** Exercise goal **
For this exercise, write out exactly, and only, the lines running from the line that contains "Write a Python" through the line that contains "from matplotlib.patches import Rectangle".

** Given records **
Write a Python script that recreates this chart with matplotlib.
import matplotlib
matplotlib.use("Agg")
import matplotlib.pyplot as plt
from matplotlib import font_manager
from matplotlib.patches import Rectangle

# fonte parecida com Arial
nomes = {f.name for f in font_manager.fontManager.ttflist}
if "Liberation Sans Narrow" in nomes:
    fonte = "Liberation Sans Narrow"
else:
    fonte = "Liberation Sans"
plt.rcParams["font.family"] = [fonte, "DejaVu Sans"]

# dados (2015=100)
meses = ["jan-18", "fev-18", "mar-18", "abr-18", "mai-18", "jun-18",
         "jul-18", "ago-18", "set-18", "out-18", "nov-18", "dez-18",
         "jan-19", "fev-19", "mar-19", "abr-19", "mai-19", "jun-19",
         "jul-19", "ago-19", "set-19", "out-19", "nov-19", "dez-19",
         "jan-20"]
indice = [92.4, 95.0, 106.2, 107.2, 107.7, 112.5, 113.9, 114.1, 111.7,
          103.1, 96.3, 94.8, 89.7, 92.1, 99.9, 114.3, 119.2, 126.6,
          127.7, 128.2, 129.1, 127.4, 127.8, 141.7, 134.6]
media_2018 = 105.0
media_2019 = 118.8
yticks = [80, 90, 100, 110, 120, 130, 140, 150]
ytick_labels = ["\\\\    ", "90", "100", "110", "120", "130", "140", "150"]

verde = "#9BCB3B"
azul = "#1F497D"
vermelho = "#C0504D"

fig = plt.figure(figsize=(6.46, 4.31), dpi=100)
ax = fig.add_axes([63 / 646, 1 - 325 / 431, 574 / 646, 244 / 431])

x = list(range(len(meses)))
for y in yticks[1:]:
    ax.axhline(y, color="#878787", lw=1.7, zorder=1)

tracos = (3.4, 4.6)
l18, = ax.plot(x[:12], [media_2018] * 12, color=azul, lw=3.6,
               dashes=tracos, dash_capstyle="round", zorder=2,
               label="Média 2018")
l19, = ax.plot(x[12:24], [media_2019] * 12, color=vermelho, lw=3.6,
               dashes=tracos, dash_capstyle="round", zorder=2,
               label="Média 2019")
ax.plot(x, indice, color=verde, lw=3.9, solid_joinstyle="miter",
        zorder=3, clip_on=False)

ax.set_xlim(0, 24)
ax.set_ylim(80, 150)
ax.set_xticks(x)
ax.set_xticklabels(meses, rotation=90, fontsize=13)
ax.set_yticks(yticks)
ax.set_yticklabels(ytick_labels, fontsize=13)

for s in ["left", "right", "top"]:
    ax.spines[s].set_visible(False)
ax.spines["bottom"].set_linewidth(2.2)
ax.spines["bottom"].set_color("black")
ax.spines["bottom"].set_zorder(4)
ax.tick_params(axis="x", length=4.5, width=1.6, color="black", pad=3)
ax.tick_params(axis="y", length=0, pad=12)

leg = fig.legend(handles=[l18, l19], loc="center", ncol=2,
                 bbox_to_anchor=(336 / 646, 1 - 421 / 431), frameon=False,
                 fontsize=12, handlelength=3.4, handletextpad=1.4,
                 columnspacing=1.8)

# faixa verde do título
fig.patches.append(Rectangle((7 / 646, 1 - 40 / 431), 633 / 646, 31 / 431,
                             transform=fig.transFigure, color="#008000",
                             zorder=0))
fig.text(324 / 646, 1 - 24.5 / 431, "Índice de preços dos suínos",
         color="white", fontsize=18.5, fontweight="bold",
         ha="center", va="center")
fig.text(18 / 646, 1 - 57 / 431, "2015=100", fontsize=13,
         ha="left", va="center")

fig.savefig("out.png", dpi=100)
* * *
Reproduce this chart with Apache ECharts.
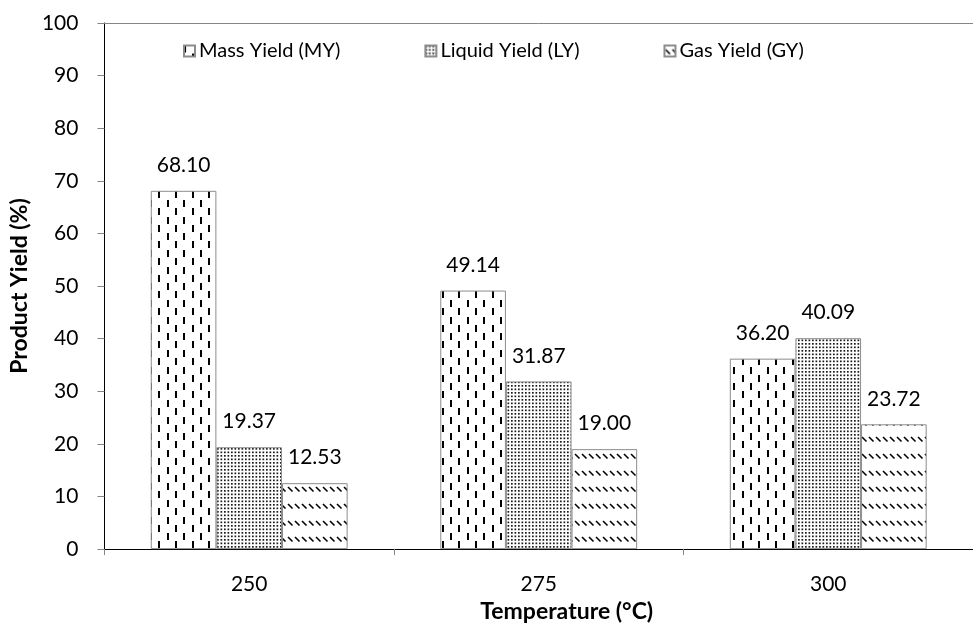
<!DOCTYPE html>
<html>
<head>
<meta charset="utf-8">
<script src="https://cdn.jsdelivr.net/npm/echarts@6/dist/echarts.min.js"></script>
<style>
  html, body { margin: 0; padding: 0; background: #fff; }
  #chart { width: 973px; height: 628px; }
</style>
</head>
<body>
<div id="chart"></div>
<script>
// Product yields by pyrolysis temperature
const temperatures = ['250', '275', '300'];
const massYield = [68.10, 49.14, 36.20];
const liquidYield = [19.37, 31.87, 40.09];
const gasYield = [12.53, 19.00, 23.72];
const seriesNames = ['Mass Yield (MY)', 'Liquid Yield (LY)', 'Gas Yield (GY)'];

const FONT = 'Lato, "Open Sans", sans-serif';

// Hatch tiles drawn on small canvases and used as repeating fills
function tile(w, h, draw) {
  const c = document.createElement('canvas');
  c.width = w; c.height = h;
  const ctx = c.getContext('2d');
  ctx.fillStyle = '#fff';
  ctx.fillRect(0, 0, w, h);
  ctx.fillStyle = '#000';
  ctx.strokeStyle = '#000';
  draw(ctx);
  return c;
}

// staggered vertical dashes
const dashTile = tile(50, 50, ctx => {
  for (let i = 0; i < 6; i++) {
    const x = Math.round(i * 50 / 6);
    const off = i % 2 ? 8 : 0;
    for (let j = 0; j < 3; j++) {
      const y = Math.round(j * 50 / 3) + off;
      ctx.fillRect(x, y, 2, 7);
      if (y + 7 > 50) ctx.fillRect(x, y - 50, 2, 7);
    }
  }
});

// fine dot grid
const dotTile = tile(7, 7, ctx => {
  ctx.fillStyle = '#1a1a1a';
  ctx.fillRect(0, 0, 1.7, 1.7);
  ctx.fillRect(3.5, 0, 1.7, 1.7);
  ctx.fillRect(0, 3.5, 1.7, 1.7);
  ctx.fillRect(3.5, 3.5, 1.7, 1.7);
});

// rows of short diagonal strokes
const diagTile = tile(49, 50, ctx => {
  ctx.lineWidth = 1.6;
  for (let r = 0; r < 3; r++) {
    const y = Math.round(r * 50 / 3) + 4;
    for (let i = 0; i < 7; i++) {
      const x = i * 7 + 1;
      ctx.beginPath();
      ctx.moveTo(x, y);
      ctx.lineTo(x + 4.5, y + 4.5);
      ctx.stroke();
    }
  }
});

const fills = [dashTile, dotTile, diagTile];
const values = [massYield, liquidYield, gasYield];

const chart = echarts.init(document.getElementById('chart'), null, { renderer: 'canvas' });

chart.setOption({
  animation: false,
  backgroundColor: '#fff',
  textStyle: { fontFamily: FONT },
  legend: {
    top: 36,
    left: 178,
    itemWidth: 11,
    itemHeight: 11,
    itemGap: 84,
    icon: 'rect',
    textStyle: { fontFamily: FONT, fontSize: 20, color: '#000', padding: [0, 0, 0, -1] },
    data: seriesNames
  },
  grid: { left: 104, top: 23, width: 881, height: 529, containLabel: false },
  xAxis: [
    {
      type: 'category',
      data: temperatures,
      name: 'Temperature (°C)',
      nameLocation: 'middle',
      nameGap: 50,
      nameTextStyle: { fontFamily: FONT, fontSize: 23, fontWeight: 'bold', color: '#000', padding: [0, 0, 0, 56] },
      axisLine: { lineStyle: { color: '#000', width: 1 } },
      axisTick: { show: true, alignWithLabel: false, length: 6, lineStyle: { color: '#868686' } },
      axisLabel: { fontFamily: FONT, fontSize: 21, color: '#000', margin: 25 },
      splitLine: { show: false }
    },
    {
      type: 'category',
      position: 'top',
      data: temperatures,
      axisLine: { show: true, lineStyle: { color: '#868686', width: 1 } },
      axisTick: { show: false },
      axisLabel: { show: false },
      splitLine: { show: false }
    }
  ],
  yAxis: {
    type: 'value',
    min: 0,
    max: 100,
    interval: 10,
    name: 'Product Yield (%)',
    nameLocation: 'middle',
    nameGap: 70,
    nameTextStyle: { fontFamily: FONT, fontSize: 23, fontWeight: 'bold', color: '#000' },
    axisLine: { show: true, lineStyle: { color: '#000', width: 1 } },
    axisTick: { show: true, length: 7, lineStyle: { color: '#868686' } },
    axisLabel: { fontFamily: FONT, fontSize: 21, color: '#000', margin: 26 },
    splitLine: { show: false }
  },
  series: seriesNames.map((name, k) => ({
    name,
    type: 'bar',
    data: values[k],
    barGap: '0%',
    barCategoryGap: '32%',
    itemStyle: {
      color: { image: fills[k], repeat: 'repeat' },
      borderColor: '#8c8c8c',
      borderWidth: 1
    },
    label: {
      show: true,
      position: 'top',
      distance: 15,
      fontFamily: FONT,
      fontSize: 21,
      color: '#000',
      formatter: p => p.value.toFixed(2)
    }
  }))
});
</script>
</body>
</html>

** Task response **
Write a Python script that recreates this chart with matplotlib.
import matplotlib
matplotlib.use("Agg")
import matplotlib.pyplot as plt
from matplotlib import font_manager
from matplotlib.patches import Rectangle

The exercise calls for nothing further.